─── Supplied material ───
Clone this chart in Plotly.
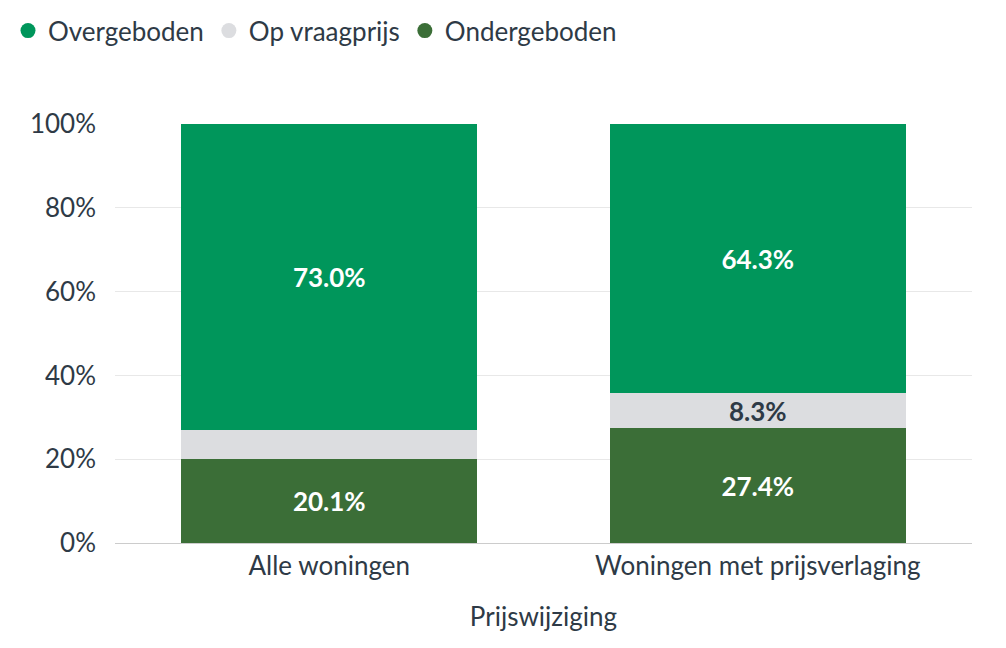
import plotly.graph_objects as go

categories = ["Alle woningen", "Woningen met prijsverlaging"]
ondergeboden = [20.1, 27.4]
op_vraagprijs = [6.9, 8.3]
overgeboden = [73.0, 64.3]

tick_vals = [0, 20, 40, 60, 80, 100]
tick_text = ["0%", "20%", "40%", "60%", "80%", "100%"]

font = "Lato"
txt = "#2e3a46"


def labels(vals, minv=8):
    return [f"{v:.1f}%" if v >= minv else "" for v in vals]


fig = go.Figure()

series = [
    ("Ondergeboden", ondergeboden, "#3b6e37", "white"),
    ("Op vraagprijs", op_vraagprijs, "#dcdde0", txt),
    ("Overgeboden", overgeboden, "#00965b", "white"),
]

for name, vals, col, tcol in series:
    fig.add_trace(go.Bar(
        x=categories, y=vals, name=name,
        marker=dict(color=col, line=dict(width=0)),
        text=labels(vals), textposition="inside", insidetextanchor="middle",
        textfont=dict(family=font, size=26, color=tcol, weight="bold"),
        textangle=0, constraintext="none",
        showlegend=False, hoverinfo="skip",
    ))

# legend entries with round markers
for name, vals, col, tcol in reversed(series):
    fig.add_trace(go.Scatter(
        x=[None], y=[None], mode="markers", name=name,
        marker=dict(color=col, size=15, symbol="circle"),
    ))

fig.update_layout(
    barmode="stack",
    bargap=0.31,
    width=1006, height=648,
    margin=dict(l=107, r=42, t=116, b=113),
    plot_bgcolor="white", paper_bgcolor="white",
    font=dict(family=font, size=26, color=txt),
    legend=dict(
        orientation="h", xref="container", yref="container",
        x=0.0, y=0.965, xanchor="left", yanchor="middle",
        font=dict(family=font, size=26, color=txt),
        traceorder="normal", itemwidth=30,
    ),
    xaxis=dict(
        title=dict(text="Prijswijziging", font=dict(size=26, color=txt), standoff=27),
        showline=True, linecolor="#cccccc", linewidth=1,
        ticks="", tickfont=dict(size=26, color=txt),
    ),
    yaxis=dict(
        range=[0, 100], tickvals=tick_vals, ticktext=tick_text,
        showgrid=True, gridcolor="#e8e8e8", gridwidth=1,
        zeroline=False, ticks="", ticklabelstandoff=18,
        tickfont=dict(size=26, color=txt),
    ),
)

fig.write_html("out.html")
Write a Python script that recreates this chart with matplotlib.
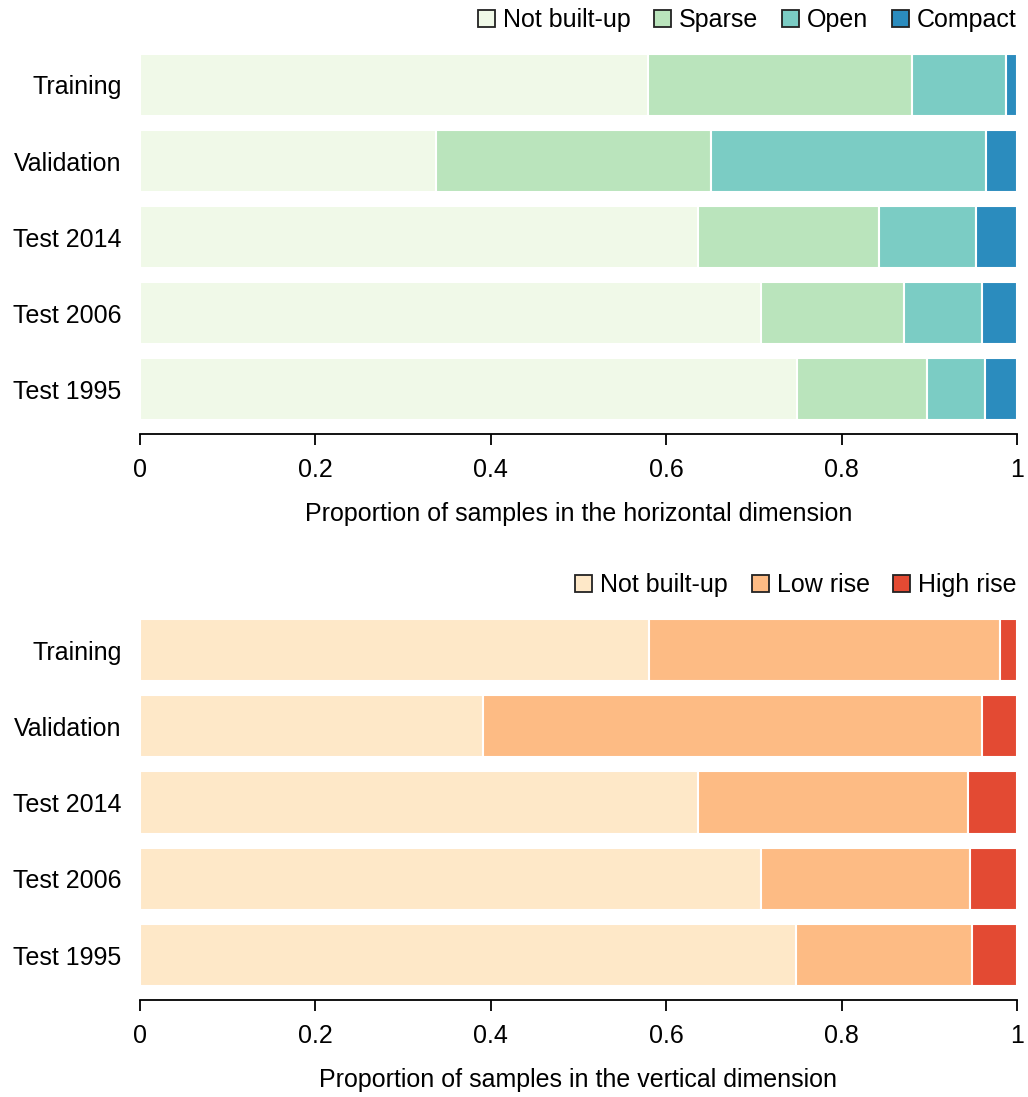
───
## Task instructions:
For each line above that contains the word "with", copy that line.

## The output:
# legend entries with round markers
Write a Python script that recreates this chart with matplotlib.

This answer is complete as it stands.